May is Mental Health Awareness Month and I Pledge to Change Perceptions and Stop the Stigma


It’s mental health awareness month and as a result, we should share our stories and own our stuff. According to the State of Maine, I have a ‘mental disorder’ and by law must have a psychiatrist sign off that I am taking medications and seeking treatment regularly in order to keep my driver’s license. At first I was so offended by the whole thing but then I asked the DMV if the police would know that I have Post Traumatic Stress if they pulled me over. They said yes they would have access to that information. I said good. I want them to know I have Post Traumatic Stress so I can easily explain that the authority and blue lights alone give me panic attacks so bad that I tremble, my heart starts racing, and my face begins to sweat. It’s not because I am guilty of any crime; police who pull me over just trigger the symtomology and I don’t know why. I back the blue too.
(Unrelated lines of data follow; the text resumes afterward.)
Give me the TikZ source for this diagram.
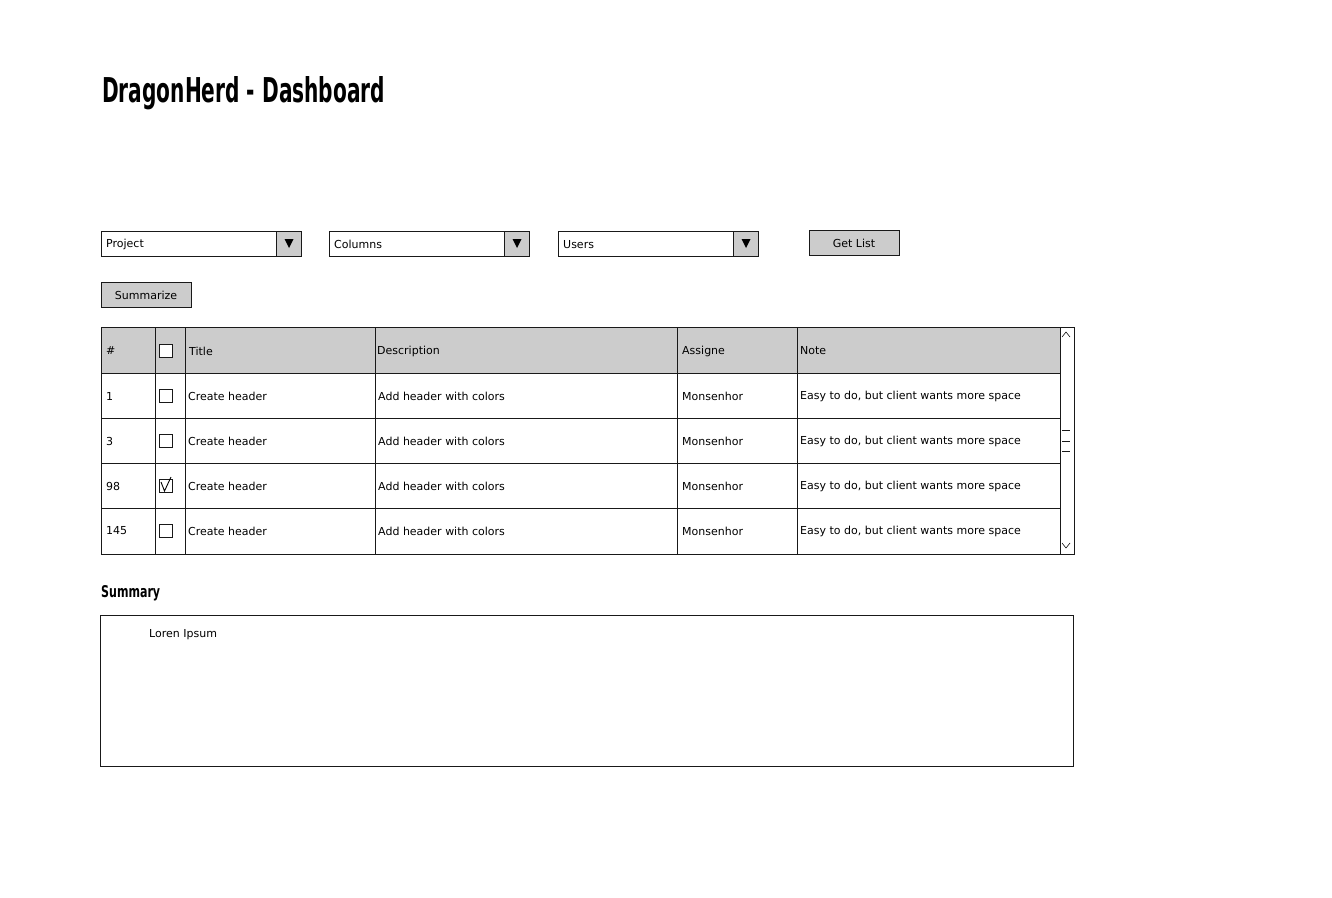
\documentclass[tikz,border=0pt]{standalone}
\usepackage{fontspec}
\setmainfont{DejaVu Sans}
\usepackage{graphicx}

\begin{document}
\begin{tikzpicture}[x=1pt,y=-1pt]
\tikzset{ui/.style={draw=black!90,line width=0.9pt},
  btnbox/.style={ui,fill=black!20,minimum width=90pt,minimum height=25pt,inner sep=0pt,font=\fontsize{11}{13}\selectfont},
  txt/.style={anchor=west,inner sep=0pt,font=\fontsize{11}{13}\selectfont},
  chkbox/.style={draw=black!90,line width=0.8pt,fill=white,minimum size=13pt,inner sep=0pt}}
\useasboundingbox (0,0) rectangle (1332,897);

\node[anchor=base west,inner sep=0pt] (title) at (102,102) {\resizebox{283pt}{26pt}{\bfseries DragonHerd - Dashboard}};

\foreach \x/\lbl/\nm in {101/Project/project,329/Columns/columns,558/Users/users}{
  \draw[ui,fill=white] (\x,231) rectangle ++(200,25);
  \draw[ui,fill=black!20] (\x+175,231) rectangle ++(25,25);
  \fill (\x+183.5,239) -- ++(9,0) -- ++(-4.5,9) -- cycle;
  \node[txt] (\nm) at (\x+5,244.5) {\lbl};
}
\node[btnbox] (getlist) at (854,243) {Get List};
\node[btnbox] (summarize) at (146,295) {Summarize};

\fill[black!20] (101,327) rectangle (1060,373);
\foreach \y in {373,418,463,508} \draw[ui] (101,\y) -- (1060,\y);
\foreach \x in {155,185,375,677,797,1060} \draw[ui] (\x,327) -- (\x,554);
\draw[ui] (101,327) rectangle (1074,554);

\node[txt] (hnum) at (106,351) {\#};
\node[chkbox] (hchk) at (166,351) {};
\node[txt] (htitle) at (189,351) {Title};
\node[txt] (hdesc) at (377,351) {Description};
\node[txt] (hassign) at (682,351) {Assigne};
\node[txt] (hnote) at (800,351) {Note};

\foreach \y/\n/\i in {396/1/a,441/3/b,486/98/c,531/145/d}{
  \node[txt] (num\i) at (106,\y) {\n};
  \node[chkbox] (chk\i) at (166,\y) {};
  \node[txt] (title\i) at (188,\y) {Create header};
  \node[txt] (desc\i) at (378,\y) {Add header with colors};
  \node[txt] (assign\i) at (682,\y) {Monsenhor};
  \node[txt] (note\i) at (800,\y) {Easy to do, but client wants more space};
}
\draw[line width=0.9pt] (161,482) -- (164.5,491) -- (171,477);

\draw[ui,line width=0.6pt] (1062,337) -- (1066,332) -- (1070,337);
\draw[ui,line width=0.6pt] (1062,543) -- (1066,548) -- (1070,543);
\foreach \y in {430,441,451} \draw[ui,line width=0.6pt] (1062,\y) -- (1070,\y);

\node[anchor=base west,inner sep=0pt] (sumlabel) at (101,597) {\resizebox{59pt}{12pt}{\bfseries Summary}};
\node[ui,anchor=north west,minimum width=973pt,minimum height=151pt,inner sep=0pt] (sumbox) at (100,615) {};
\node[txt] (lorem) at (149,634.5) {Loren Ipsum};
\end{tikzpicture}
\end{document}
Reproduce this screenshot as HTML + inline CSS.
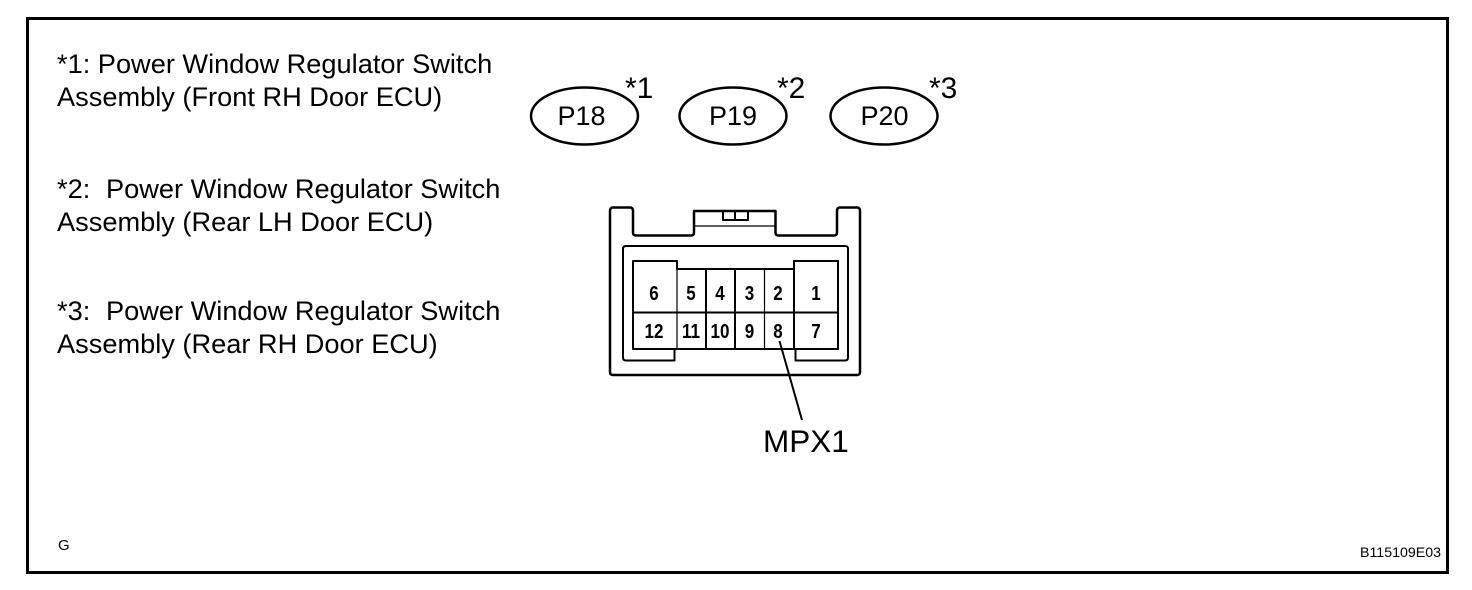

I suggested to the state that the term ‘mental disorder’ could probably be changed to something a little less stigmatizing. But what would they change it to? Mental illness has a stigma too because we only hear the negative news. Having a mental illness, like Post Traumatic Stress, does take constant management. We work really hard to move along the healing continuum. If I was to drink, do drugs, or not take care of myself, I would end up in the news too. The majority of those who do have the diagnosis do take care of themselves. Some don’t know how to take care of themselves (or may not understand what is happening). And some need caregivers and other assistants to help them manage the diagnosis and daily living skills. It is my hope to educate my friends and even the public that mental illness has a stigma because of the media. Please don’t automatically assume that someone is dangerous simply because of a diagnosis. I am living proof that people with mental illness can succeed and have a good life. It may not go away and healing feels like the cha-cha, one step forward, two steps back, but we continue to progress along the healing continuum and learn to manage the symptoms better with time and a little help from medical professionals (ok, maybe a lot of help from professionals).

I own it. And if someone wants to judge me for a Post Traumatic Stress diagnosis, that says something about them, not me. I am going to continue to have a good life despite the diagnosis and other people’s ignorance, if you haven’t noticed. We should have zero shame for a mental health issue or diagnosis. And those that do downward spiral and fall apart need our help, not our judgement. Those with a mental illness have a friend in me. I get it and I got your back. We are perfect just the way we are and we can do great things too.